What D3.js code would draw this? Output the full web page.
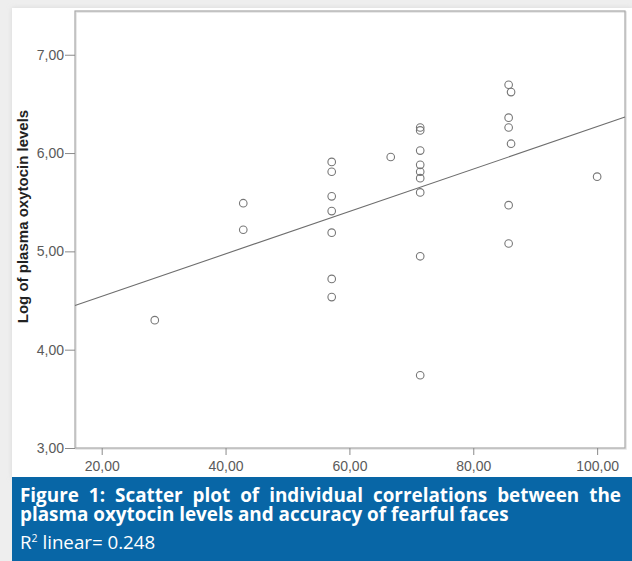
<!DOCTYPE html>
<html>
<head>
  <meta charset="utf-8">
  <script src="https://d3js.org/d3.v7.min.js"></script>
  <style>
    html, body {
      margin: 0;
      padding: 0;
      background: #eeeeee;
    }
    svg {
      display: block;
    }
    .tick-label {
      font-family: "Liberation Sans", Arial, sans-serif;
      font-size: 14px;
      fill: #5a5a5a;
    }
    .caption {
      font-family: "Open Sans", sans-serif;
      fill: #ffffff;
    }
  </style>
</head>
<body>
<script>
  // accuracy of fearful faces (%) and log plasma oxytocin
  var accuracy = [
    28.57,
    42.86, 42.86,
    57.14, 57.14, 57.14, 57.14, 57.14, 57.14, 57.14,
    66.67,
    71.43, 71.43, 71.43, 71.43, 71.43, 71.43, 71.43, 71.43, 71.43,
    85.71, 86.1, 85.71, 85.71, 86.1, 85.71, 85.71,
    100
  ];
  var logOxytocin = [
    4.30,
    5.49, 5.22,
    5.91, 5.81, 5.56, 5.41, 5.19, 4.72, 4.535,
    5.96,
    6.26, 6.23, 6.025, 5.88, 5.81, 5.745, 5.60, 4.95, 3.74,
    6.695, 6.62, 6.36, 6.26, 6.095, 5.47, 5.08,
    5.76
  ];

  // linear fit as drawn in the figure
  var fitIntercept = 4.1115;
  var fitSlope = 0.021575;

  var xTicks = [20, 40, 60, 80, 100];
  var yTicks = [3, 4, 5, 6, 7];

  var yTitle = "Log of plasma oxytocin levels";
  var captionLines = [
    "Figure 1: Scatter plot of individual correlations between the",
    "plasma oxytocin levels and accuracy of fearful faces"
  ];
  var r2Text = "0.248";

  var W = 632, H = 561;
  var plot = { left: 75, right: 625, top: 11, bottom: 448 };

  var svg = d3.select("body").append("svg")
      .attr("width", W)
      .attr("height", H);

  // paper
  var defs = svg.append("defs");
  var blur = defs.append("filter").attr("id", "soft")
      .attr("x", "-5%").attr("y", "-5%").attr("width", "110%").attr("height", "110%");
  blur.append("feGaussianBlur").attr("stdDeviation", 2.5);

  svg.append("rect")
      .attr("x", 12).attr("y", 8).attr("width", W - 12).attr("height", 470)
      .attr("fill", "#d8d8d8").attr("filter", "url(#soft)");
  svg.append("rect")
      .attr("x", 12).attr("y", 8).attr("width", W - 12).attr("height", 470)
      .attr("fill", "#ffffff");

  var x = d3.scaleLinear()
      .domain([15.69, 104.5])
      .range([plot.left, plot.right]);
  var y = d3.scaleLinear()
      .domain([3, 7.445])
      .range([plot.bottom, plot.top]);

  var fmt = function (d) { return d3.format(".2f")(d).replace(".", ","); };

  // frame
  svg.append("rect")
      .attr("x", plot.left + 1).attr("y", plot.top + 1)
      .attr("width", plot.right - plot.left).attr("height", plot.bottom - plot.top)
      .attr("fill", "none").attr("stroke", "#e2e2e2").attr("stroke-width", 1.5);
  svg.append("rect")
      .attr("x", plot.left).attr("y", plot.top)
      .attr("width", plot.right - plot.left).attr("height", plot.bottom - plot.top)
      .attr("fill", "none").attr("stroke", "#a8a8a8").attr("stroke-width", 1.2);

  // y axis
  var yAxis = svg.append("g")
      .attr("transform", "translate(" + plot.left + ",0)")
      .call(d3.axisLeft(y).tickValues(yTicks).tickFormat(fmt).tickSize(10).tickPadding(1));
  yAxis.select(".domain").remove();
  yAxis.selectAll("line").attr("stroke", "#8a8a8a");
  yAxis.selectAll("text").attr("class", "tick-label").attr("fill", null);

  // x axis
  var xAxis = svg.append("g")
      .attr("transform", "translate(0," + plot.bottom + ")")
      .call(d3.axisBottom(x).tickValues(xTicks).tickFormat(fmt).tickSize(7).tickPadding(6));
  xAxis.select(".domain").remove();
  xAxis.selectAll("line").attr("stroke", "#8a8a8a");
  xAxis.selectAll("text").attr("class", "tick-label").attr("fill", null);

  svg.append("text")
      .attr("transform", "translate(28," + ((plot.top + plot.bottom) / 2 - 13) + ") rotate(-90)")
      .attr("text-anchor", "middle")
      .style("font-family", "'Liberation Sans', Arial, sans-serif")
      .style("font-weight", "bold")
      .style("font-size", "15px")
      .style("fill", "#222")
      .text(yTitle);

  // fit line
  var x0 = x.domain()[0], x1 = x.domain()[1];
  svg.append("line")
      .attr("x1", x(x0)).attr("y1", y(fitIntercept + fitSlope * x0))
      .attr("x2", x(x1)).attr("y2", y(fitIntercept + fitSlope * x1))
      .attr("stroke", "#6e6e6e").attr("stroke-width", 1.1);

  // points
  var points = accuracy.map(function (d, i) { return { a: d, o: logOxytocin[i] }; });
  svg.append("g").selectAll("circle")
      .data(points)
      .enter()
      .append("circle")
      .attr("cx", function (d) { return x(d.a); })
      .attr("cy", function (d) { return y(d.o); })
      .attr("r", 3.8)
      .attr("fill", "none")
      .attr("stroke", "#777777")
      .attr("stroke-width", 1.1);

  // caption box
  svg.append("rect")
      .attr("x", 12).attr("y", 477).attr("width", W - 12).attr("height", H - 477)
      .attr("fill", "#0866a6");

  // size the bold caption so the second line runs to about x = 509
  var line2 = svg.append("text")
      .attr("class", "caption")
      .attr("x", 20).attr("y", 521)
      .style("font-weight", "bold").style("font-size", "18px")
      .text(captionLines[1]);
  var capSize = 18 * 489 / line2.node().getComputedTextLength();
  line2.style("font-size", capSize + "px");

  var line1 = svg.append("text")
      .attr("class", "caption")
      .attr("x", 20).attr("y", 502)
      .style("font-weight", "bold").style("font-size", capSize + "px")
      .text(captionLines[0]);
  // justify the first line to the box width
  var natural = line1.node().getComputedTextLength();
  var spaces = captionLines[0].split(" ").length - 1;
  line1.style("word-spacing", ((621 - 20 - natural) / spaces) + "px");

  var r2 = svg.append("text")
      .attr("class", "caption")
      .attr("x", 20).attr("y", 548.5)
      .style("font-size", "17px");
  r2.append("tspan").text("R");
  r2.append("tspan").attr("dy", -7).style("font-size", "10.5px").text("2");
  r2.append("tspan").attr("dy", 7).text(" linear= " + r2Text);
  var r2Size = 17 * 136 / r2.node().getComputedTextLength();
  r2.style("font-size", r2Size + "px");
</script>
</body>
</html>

### YOUR INSTRUCTIONS
Without including any picture, repeat the data exactly.

### FINAL RESULT
What D3.js code would draw this? Output the full web page.
<!DOCTYPE html>
<html>
<head>
  <meta charset="utf-8">
  <script src="https://d3js.org/d3.v7.min.js"></script>
  <style>
    html, body {
      margin: 0;
      padding: 0;
      background: #eeeeee;
    }
    svg {
      display: block;
    }
    .tick-label {
      font-family: "Liberation Sans", Arial, sans-serif;
      font-size: 14px;
      fill: #5a5a5a;
    }
    .caption {
      font-family: "Open Sans", sans-serif;
      fill: #ffffff;
    }
  </style>
</head>
<body>
<script>
  // accuracy of fearful faces (%) and log plasma oxytocin
  var accuracy = [
    28.57,
    42.86, 42.86,
    57.14, 57.14, 57.14, 57.14, 57.14, 57.14, 57.14,
    66.67,
    71.43, 71.43, 71.43, 71.43, 71.43, 71.43, 71.43, 71.43, 71.43,
    85.71, 86.1, 85.71, 85.71, 86.1, 85.71, 85.71,
    100
  ];
  var logOxytocin = [
    4.30,
    5.49, 5.22,
    5.91, 5.81, 5.56, 5.41, 5.19, 4.72, 4.535,
    5.96,
    6.26, 6.23, 6.025, 5.88, 5.81, 5.745, 5.60, 4.95, 3.74,
    6.695, 6.62, 6.36, 6.26, 6.095, 5.47, 5.08,
    5.76
  ];

  // linear fit as drawn in the figure
  var fitIntercept = 4.1115;
  var fitSlope = 0.021575;

  var xTicks = [20, 40, 60, 80, 100];
  var yTicks = [3, 4, 5, 6, 7];

  var yTitle = "Log of plasma oxytocin levels";
  var captionLines = [
    "Figure 1: Scatter plot of individual correlations between the",
    "plasma oxytocin levels and accuracy of fearful faces"
  ];
  var r2Text = "0.248";

  var W = 632, H = 561;
  var plot = { left: 75, right: 625, top: 11, bottom: 448 };

  var svg = d3.select("body").append("svg")
      .attr("width", W)
      .attr("height", H);

  // paper
  var defs = svg.append("defs");
  var blur = defs.append("filter").attr("id", "soft")
      .attr("x", "-5%").attr("y", "-5%").attr("width", "110%").attr("height", "110%");
  blur.append("feGaussianBlur").attr("stdDeviation", 2.5);

  svg.append("rect")
      .attr("x", 12).attr("y", 8).attr("width", W - 12).attr("height", 470)
      .attr("fill", "#d8d8d8").attr("filter", "url(#soft)");
  svg.append("rect")
      .attr("x", 12).attr("y", 8).attr("width", W - 12).attr("height", 470)
      .attr("fill", "#ffffff");

  var x = d3.scaleLinear()
      .domain([15.69, 104.5])
      .range([plot.left, plot.right]);
  var y = d3.scaleLinear()
      .domain([3, 7.445])
      .range([plot.bottom, plot.top]);

  var fmt = function (d) { return d3.format(".2f")(d).replace(".", ","); };

  // frame
  svg.append("rect")
      .attr("x", plot.left + 1).attr("y", plot.top + 1)
      .attr("width", plot.right - plot.left).attr("height", plot.bottom - plot.top)
      .attr("fill", "none").attr("stroke", "#e2e2e2").attr("stroke-width", 1.5);
  svg.append("rect")
      .attr("x", plot.left).attr("y", plot.top)
      .attr("width", plot.right - plot.left).attr("height", plot.bottom - plot.top)
      .attr("fill", "none").attr("stroke", "#a8a8a8").attr("stroke-width", 1.2);

  // y axis
  var yAxis = svg.append("g")
      .attr("transform", "translate(" + plot.left + ",0)")
      .call(d3.axisLeft(y).tickValues(yTicks).tickFormat(fmt).tickSize(10).tickPadding(1));
  yAxis.select(".domain").remove();
  yAxis.selectAll("line").attr("stroke", "#8a8a8a");
  yAxis.selectAll("text").attr("class", "tick-label").attr("fill", null);

  // x axis
  var xAxis = svg.append("g")
      .attr("transform", "translate(0," + plot.bottom + ")")
      .call(d3.axisBottom(x).tickValues(xTicks).tickFormat(fmt).tickSize(7).tickPadding(6));
  xAxis.select(".domain").remove();
  xAxis.selectAll("line").attr("stroke", "#8a8a8a");
  xAxis.selectAll("text").attr("class", "tick-label").attr("fill", null);

  svg.append("text")
      .attr("transform", "translate(28," + ((plot.top + plot.bottom) / 2 - 13) + ") rotate(-90)")
      .attr("text-anchor", "middle")
      .style("font-family", "'Liberation Sans', Arial, sans-serif")
      .style("font-weight", "bold")
      .style("font-size", "15px")
      .style("fill", "#222")
      .text(yTitle);

  // fit line
  var x0 = x.domain()[0], x1 = x.domain()[1];
  svg.append("line")
      .attr("x1", x(x0)).attr("y1", y(fitIntercept + fitSlope * x0))
      .attr("x2", x(x1)).attr("y2", y(fitIntercept + fitSlope * x1))
      .attr("stroke", "#6e6e6e").attr("stroke-width", 1.1);

  // points
  var points = accuracy.map(function (d, i) { return { a: d, o: logOxytocin[i] }; });
  svg.append("g").selectAll("circle")
      .data(points)
      .enter()
      .append("circle")
      .attr("cx", function (d) { return x(d.a); })
      .attr("cy", function (d) { return y(d.o); })
      .attr("r", 3.8)
      .attr("fill", "none")
      .attr("stroke", "#777777")
      .attr("stroke-width", 1.1);

  // caption box
  svg.append("rect")
      .attr("x", 12).attr("y", 477).attr("width", W - 12).attr("height", H - 477)
      .attr("fill", "#0866a6");

  // size the bold caption so the second line runs to about x = 509
  var line2 = svg.append("text")
      .attr("class", "caption")
      .attr("x", 20).attr("y", 521)
      .style("font-weight", "bold").style("font-size", "18px")
      .text(captionLines[1]);
  var capSize = 18 * 489 / line2.node().getComputedTextLength();
  line2.style("font-size", capSize + "px");

  var line1 = svg.append("text")
      .attr("class", "caption")
      .attr("x", 20).attr("y", 502)
      .style("font-weight", "bold").style("font-size", capSize + "px")
      .text(captionLines[0]);
  // justify the first line to the box width
  var natural = line1.node().getComputedTextLength();
  var spaces = captionLines[0].split(" ").length - 1;
  line1.style("word-spacing", ((621 - 20 - natural) / spaces) + "px");

  var r2 = svg.append("text")
      .attr("class", "caption")
      .attr("x", 20).attr("y", 548.5)
      .style("font-size", "17px");
  r2.append("tspan").text("R");
  r2.append("tspan").attr("dy", -7).style("font-size", "10.5px").text("2");
  r2.append("tspan").attr("dy", 7).text(" linear= " + r2Text);
  var r2Size = 17 * 136 / r2.node().getComputedTextLength();
  r2.style("font-size", r2Size + "px");
</script>
</body>
</html>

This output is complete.